The film appears torn between two identities: a dystopian science-fiction narrative about artificial intelligence and a deeply personal story about parental bereavement. Rather than strengthening one another, those competing styles are said to undermine the film’s emotional and dramatic impact.
Within the story, Kensuke remains uneasy about the replica child and resists fully embracing the arrangement.
One subplot sees him telling the robotic “Kakeru” not to call him “daddy”, a decision that later triggers an awkward encounter involving police suspicions in public. The review portrays the scene as neither successfully comic nor convincingly dramatic, reinforcing the film’s uneasy tonal balance.
Several narrative ideas emerge, but, according to the critique, fail to develop fully.
At one stage, Kensuke brings the AI child back to the scene of the fatal crash in the hope that memories or hidden clues might surface. Elsewhere, he uses the robot as a form of emotional confessor to confront his own guilt surrounding his son’s death. The review argues that both concepts hint at richer possibilities but remain largely unexplored.
The story expands further into stranger territory.
The artificial child reportedly encounters other abandoned or feral robot children, leading toward what resembles a growing replicant uprising driven by a desire for autonomy and freedom.
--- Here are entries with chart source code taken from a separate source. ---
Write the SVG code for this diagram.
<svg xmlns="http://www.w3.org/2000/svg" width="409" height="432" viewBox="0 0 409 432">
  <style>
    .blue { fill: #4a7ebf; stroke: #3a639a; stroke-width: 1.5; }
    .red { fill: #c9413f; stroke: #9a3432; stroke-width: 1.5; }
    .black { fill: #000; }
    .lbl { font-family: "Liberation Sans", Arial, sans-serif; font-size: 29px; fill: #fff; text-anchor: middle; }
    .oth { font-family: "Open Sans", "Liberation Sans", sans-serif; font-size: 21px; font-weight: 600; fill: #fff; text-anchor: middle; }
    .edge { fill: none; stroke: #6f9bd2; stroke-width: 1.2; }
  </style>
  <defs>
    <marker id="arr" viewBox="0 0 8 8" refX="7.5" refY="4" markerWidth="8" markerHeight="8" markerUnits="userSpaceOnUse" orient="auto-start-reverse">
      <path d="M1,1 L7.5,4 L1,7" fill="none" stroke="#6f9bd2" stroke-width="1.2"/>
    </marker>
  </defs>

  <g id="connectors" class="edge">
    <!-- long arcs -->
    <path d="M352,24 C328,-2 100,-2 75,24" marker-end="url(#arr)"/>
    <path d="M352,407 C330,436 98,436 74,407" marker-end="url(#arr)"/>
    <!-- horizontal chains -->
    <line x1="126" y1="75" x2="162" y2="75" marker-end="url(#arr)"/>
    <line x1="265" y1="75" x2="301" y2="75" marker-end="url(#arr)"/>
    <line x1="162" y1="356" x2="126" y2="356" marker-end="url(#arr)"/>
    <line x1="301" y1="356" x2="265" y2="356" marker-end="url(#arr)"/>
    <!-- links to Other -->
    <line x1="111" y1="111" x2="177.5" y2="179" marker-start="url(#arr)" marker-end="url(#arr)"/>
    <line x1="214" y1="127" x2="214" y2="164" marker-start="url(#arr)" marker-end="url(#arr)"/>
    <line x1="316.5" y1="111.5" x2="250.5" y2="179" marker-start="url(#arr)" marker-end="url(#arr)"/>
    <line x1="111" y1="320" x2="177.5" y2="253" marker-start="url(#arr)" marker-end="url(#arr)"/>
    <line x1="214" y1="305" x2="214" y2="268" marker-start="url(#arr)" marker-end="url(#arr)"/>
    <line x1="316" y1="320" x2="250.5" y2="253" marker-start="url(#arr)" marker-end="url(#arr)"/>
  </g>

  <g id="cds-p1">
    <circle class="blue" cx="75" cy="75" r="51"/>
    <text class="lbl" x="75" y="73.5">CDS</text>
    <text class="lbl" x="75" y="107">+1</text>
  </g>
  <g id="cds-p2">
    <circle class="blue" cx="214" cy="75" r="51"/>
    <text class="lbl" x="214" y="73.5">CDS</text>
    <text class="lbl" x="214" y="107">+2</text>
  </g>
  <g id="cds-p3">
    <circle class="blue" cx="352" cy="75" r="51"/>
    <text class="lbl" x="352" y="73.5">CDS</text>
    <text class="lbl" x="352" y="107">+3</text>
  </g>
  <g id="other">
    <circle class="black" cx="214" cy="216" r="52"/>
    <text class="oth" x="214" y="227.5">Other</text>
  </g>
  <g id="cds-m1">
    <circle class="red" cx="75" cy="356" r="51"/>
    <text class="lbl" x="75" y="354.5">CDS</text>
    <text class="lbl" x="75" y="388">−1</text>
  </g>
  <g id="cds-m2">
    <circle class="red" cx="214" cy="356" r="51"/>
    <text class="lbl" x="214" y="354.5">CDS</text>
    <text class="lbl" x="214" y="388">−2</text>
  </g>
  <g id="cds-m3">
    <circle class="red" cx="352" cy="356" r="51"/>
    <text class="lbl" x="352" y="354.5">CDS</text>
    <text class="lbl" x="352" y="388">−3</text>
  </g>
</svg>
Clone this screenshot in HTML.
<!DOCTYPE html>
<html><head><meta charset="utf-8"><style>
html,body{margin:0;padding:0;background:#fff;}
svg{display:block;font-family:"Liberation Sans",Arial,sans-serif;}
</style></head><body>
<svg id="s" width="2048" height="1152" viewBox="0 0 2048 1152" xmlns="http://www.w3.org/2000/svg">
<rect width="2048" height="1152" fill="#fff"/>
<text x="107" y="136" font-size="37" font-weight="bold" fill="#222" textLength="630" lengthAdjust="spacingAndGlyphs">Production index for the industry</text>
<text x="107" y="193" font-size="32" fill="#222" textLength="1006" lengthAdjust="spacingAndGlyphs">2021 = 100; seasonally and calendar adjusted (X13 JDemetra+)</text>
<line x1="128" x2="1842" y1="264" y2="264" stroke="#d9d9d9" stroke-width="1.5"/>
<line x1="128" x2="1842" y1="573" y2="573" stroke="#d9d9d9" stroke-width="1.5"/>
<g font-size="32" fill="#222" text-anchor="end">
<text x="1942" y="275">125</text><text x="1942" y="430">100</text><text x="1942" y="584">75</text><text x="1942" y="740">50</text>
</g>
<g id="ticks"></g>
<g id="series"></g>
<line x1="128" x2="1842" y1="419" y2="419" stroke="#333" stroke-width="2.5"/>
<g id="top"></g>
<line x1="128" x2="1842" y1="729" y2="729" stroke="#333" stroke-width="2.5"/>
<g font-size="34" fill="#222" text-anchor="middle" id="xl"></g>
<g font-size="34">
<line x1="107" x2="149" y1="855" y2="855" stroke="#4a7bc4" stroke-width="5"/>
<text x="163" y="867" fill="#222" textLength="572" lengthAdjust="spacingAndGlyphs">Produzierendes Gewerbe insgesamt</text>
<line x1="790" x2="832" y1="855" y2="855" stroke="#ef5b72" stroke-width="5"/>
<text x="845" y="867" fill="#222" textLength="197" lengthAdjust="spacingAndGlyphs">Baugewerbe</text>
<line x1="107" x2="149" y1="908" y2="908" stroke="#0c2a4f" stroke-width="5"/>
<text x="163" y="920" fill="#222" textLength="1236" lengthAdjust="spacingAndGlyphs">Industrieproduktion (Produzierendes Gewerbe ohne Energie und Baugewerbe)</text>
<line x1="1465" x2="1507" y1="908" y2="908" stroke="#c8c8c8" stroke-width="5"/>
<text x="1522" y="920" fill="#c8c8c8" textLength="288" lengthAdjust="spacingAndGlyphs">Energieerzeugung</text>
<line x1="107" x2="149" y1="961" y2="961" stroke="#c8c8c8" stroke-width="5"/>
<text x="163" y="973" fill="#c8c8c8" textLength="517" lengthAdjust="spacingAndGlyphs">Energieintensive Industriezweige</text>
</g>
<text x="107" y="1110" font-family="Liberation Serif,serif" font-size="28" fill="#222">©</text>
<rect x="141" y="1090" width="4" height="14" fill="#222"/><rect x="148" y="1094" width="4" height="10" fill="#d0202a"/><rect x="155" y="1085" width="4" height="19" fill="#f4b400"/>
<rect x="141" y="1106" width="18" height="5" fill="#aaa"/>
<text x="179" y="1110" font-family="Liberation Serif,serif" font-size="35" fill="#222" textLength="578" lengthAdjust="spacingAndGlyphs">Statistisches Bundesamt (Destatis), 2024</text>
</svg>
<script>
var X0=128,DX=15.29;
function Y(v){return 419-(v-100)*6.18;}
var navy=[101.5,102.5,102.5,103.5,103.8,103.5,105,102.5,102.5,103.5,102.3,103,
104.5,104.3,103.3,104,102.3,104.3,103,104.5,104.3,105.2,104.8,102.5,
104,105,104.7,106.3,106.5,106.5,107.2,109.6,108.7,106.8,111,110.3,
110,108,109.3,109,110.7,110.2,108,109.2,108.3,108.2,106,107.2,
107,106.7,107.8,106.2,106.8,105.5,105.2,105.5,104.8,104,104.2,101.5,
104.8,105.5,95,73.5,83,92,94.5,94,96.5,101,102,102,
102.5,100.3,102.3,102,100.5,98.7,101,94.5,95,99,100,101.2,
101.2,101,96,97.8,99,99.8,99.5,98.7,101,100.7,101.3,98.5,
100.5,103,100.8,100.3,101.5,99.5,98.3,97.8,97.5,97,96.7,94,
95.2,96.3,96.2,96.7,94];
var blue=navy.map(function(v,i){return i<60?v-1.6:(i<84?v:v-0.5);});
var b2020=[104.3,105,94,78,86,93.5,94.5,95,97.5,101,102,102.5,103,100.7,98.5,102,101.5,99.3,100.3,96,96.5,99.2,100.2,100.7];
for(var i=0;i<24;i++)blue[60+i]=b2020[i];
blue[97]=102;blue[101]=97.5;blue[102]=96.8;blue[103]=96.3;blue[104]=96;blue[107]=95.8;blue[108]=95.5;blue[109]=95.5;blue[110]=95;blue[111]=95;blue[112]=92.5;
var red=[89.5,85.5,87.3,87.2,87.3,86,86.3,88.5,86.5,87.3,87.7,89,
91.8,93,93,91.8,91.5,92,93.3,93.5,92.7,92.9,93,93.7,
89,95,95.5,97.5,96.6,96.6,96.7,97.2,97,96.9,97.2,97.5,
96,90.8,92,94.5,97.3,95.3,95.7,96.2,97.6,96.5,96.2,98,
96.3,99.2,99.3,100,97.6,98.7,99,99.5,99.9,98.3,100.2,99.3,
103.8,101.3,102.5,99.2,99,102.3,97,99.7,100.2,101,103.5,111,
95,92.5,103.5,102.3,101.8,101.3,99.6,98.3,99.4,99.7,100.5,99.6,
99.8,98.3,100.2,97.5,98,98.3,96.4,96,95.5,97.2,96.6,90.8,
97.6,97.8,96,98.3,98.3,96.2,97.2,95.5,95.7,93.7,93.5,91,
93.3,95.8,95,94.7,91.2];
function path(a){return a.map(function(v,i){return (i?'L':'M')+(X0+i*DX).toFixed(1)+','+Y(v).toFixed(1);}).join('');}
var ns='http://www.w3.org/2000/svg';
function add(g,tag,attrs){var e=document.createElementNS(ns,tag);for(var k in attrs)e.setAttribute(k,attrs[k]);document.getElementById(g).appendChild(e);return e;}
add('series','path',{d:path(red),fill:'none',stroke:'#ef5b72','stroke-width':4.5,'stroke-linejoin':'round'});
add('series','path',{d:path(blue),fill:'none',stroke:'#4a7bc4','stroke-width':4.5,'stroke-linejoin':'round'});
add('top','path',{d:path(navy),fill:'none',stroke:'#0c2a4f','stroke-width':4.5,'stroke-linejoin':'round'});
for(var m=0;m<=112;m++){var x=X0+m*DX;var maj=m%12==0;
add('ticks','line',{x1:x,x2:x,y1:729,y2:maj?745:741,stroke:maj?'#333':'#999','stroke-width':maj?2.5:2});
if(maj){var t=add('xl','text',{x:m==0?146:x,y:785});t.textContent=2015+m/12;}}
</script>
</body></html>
By this point, the film appears to shift again in tone and thematic direction, broadening its ambitions while deepening the sense of narrative disorientation described by the reviewer.
The criticism concludes that Sheep in the Box remains baffling and unsatisfying until its final moments, despite its gentle soundtrack and serious artistic intentions.
The review acknowledges that filmmakers taking creative risks should not be discouraged. However, it argues that Kore-eda’s quiet, understated style does not fit comfortably with the film’s sci-fi ambitions. It also compares the project unfavourably with other works exploring related themes, including After Yang and Swan Song.
For a director celebrated for emotionally nuanced storytelling, Sheep in the Box appears, at least through this early Cannes reaction, to represent a bold leap that failed to find stable ground.